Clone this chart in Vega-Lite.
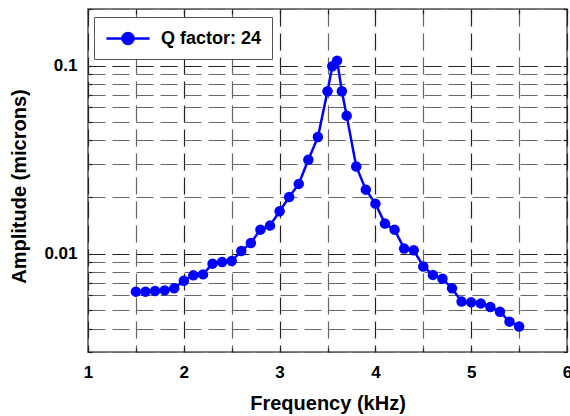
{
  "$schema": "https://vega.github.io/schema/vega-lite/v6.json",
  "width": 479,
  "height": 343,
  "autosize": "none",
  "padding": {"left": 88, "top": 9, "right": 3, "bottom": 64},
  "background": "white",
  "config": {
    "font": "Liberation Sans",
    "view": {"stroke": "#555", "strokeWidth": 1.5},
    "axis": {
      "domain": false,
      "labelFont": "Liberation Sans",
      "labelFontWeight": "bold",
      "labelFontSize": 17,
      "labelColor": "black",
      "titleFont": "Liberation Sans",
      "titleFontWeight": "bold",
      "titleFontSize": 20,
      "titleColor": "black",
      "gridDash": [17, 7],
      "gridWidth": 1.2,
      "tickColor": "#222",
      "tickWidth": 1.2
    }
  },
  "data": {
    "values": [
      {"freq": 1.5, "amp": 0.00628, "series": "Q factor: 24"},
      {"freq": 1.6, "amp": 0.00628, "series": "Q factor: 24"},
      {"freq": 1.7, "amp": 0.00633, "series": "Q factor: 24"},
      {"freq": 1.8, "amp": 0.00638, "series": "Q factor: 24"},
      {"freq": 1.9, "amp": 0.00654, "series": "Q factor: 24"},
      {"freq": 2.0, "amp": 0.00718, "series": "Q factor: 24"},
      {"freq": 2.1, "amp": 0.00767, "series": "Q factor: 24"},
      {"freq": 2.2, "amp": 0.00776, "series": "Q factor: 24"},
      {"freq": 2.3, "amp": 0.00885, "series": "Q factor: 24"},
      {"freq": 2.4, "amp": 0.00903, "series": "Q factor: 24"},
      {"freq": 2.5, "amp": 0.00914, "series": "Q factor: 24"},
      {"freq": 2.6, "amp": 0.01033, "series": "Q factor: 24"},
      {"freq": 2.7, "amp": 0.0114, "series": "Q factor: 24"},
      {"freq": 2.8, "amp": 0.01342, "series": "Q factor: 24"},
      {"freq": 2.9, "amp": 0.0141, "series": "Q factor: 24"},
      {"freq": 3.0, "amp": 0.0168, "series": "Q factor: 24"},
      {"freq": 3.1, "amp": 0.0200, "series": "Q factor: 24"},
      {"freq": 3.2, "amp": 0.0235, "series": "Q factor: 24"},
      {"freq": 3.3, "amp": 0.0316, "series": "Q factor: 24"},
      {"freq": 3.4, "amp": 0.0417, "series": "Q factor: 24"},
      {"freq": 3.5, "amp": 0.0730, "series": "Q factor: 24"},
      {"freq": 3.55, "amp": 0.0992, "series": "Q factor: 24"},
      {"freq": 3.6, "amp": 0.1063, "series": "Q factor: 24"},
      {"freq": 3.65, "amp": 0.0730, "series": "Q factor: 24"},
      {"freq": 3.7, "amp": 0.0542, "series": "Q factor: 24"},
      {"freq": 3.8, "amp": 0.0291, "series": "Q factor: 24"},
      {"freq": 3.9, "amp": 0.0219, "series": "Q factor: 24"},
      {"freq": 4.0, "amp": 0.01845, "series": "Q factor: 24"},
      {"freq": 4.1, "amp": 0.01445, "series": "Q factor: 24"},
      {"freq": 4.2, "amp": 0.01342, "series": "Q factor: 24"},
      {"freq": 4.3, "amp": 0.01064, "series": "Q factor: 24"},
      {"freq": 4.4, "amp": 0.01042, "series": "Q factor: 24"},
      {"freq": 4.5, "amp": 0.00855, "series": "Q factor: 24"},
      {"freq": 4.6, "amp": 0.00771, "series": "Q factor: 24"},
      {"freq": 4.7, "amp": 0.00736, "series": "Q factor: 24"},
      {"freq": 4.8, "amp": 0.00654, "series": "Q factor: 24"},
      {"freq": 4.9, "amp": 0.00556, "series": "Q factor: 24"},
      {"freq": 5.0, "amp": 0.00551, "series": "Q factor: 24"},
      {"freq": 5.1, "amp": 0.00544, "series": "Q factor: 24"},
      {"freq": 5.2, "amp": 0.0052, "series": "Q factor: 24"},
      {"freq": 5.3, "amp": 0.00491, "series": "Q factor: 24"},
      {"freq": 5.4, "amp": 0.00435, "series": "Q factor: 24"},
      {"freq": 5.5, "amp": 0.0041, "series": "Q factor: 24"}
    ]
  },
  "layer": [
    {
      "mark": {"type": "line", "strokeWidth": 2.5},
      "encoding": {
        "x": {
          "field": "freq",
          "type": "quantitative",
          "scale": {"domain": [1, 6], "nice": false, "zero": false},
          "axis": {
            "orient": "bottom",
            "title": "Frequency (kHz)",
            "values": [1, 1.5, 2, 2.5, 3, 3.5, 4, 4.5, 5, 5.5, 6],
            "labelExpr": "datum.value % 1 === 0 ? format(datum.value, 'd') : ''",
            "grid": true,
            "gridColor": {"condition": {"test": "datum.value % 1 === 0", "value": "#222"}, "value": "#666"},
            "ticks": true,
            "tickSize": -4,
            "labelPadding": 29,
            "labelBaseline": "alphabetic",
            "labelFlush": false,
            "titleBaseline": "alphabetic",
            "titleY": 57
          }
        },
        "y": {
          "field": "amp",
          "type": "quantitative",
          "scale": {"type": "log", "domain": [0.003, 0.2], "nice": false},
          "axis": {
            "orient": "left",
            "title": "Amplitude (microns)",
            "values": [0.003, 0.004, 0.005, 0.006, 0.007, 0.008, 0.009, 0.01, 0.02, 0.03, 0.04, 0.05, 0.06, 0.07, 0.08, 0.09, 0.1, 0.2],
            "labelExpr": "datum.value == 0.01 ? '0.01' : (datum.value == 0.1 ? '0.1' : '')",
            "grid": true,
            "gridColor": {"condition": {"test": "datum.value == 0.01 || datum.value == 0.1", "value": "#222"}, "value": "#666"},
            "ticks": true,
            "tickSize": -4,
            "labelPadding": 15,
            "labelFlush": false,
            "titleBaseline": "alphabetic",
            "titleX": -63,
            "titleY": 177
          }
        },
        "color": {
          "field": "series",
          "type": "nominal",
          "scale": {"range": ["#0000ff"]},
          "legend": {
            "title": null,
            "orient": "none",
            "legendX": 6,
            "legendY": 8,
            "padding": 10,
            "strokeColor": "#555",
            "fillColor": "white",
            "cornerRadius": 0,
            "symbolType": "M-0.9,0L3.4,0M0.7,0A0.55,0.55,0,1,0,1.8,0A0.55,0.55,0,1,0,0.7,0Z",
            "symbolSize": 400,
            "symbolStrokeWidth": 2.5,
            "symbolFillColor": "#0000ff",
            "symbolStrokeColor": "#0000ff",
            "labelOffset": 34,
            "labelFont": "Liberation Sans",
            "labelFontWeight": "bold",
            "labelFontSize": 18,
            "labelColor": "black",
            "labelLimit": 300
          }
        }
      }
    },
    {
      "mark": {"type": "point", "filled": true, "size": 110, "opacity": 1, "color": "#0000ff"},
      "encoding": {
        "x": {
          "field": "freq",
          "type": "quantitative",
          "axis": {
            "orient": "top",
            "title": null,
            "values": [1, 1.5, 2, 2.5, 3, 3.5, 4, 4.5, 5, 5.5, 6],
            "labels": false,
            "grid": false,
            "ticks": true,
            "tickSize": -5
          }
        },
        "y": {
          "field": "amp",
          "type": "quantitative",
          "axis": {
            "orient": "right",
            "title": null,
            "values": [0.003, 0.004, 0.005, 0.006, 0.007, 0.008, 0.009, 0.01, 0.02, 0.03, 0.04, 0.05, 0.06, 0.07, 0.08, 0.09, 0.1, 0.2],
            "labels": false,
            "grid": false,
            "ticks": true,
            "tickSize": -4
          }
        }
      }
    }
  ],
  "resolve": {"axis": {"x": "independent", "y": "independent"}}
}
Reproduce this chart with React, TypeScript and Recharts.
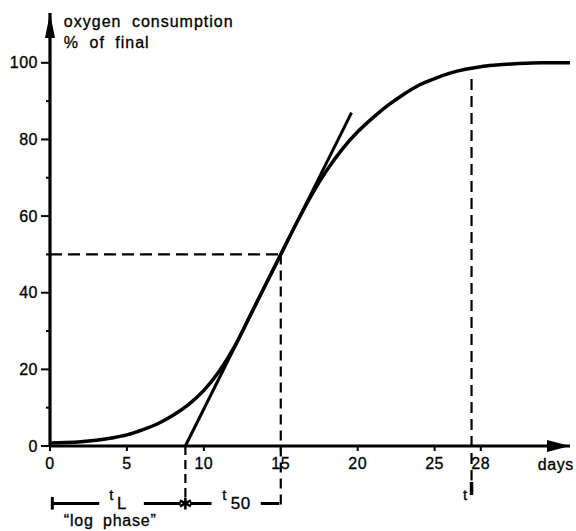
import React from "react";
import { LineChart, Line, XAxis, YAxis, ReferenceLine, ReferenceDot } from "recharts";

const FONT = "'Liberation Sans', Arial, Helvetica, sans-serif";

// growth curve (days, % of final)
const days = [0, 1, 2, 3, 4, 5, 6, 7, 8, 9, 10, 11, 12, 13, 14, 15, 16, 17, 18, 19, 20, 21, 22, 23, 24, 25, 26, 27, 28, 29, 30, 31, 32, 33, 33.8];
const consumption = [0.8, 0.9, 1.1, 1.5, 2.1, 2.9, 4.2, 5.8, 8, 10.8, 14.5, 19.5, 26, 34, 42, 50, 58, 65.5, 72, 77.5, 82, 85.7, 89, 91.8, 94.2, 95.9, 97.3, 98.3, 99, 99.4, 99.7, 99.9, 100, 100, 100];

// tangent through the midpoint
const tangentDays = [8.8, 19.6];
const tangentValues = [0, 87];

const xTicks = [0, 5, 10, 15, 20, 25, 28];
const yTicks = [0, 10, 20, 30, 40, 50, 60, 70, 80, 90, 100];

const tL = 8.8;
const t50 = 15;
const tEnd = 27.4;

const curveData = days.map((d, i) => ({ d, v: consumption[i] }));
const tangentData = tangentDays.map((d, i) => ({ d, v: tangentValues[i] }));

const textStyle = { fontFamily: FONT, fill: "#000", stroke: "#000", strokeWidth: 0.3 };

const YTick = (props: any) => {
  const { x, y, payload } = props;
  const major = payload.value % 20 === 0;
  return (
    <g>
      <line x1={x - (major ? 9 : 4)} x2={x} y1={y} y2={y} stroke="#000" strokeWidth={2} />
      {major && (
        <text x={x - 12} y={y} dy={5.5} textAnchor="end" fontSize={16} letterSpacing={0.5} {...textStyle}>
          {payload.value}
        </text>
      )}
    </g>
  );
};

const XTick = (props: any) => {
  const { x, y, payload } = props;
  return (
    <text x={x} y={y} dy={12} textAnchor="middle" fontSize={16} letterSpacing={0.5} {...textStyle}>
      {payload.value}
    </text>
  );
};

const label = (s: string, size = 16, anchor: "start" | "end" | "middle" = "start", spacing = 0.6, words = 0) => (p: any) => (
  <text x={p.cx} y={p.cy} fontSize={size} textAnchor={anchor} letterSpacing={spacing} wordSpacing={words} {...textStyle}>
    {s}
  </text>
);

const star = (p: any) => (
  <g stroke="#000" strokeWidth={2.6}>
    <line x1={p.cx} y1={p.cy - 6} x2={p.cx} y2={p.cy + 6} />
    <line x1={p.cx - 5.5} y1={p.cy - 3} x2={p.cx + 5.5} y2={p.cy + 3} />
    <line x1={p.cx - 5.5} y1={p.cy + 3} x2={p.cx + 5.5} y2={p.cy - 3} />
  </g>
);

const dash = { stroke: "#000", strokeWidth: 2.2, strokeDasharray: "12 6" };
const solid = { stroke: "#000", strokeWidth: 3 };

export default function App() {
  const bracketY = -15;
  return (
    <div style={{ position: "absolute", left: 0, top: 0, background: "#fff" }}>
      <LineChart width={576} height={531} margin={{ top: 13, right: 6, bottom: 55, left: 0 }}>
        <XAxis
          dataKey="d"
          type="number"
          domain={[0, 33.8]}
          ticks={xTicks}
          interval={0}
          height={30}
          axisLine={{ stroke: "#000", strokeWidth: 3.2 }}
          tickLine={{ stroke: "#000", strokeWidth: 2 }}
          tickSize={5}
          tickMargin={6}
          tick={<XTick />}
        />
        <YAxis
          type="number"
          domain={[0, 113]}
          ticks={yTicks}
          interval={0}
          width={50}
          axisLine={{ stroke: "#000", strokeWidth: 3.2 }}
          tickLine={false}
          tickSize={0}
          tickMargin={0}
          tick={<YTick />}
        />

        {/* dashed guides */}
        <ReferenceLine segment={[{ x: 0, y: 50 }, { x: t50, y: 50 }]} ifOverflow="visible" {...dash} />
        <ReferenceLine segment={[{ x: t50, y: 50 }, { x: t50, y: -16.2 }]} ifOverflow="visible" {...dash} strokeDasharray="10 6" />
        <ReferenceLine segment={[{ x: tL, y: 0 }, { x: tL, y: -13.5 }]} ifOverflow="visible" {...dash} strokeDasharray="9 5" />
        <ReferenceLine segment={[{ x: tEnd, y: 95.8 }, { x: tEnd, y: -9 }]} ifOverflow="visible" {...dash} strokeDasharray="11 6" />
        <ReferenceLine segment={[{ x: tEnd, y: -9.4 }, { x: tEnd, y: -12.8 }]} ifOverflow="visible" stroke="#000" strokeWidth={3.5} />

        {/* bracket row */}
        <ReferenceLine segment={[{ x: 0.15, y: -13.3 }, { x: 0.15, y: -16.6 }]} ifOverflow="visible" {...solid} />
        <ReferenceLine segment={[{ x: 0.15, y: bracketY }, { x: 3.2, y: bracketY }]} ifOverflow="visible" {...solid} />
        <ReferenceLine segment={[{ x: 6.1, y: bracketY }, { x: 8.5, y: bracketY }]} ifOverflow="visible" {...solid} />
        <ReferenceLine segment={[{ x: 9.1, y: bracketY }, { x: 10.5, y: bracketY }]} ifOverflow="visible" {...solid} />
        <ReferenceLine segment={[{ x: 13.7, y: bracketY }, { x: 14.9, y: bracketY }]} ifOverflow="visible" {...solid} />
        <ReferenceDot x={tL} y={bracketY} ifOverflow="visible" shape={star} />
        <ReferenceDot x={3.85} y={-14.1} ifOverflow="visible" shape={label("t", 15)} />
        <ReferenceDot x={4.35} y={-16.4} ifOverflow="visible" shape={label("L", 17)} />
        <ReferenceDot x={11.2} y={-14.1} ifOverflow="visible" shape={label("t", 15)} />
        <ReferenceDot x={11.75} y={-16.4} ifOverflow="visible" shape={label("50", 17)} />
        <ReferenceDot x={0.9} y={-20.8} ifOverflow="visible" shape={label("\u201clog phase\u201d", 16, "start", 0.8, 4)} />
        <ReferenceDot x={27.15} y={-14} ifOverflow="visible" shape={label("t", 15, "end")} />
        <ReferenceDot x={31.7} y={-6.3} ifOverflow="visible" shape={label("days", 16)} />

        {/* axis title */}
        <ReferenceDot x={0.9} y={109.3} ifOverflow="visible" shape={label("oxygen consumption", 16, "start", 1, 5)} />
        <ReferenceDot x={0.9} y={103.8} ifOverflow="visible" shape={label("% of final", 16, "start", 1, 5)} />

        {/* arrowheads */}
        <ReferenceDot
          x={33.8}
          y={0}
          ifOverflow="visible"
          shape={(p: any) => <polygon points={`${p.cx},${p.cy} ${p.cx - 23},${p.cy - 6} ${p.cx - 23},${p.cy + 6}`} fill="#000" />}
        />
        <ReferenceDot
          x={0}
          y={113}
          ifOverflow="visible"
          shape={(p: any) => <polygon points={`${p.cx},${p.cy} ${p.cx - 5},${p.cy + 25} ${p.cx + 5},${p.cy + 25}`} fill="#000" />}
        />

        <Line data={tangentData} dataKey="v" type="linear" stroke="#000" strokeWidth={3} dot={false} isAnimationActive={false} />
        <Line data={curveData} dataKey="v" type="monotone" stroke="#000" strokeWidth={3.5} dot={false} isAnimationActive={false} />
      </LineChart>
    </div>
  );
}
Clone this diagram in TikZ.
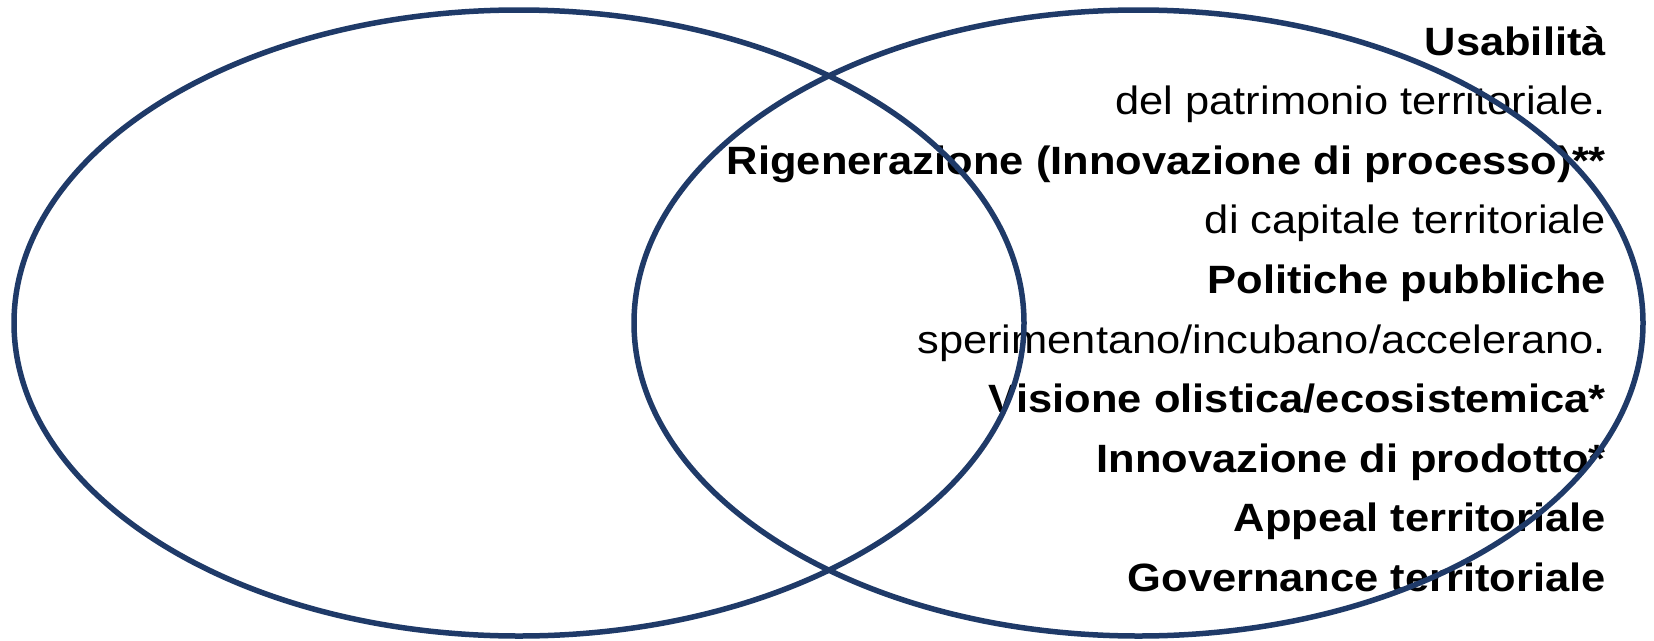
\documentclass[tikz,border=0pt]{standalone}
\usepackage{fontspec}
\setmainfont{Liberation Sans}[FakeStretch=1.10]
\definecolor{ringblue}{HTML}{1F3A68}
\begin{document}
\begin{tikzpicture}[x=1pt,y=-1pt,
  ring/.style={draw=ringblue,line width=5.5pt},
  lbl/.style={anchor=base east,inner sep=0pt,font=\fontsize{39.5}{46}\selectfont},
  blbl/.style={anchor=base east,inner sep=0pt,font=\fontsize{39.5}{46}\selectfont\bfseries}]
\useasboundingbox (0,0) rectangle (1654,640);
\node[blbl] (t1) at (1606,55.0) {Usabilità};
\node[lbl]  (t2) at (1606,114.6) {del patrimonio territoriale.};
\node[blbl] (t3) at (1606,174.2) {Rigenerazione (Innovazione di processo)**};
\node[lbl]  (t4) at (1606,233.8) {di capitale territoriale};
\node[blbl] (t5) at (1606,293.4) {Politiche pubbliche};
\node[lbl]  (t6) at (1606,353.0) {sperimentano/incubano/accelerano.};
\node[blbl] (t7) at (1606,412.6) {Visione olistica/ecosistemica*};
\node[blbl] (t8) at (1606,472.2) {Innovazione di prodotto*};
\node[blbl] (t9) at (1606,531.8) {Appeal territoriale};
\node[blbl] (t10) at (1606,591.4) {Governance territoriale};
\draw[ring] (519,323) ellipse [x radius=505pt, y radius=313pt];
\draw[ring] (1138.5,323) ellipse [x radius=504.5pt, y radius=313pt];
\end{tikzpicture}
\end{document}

..........

_WORK TO COMPLETE_
Copy every line of the listing that includes the string "React".

_THE SOLUTION_
Reproduce this chart with React, TypeScript and Recharts.
import React from "react";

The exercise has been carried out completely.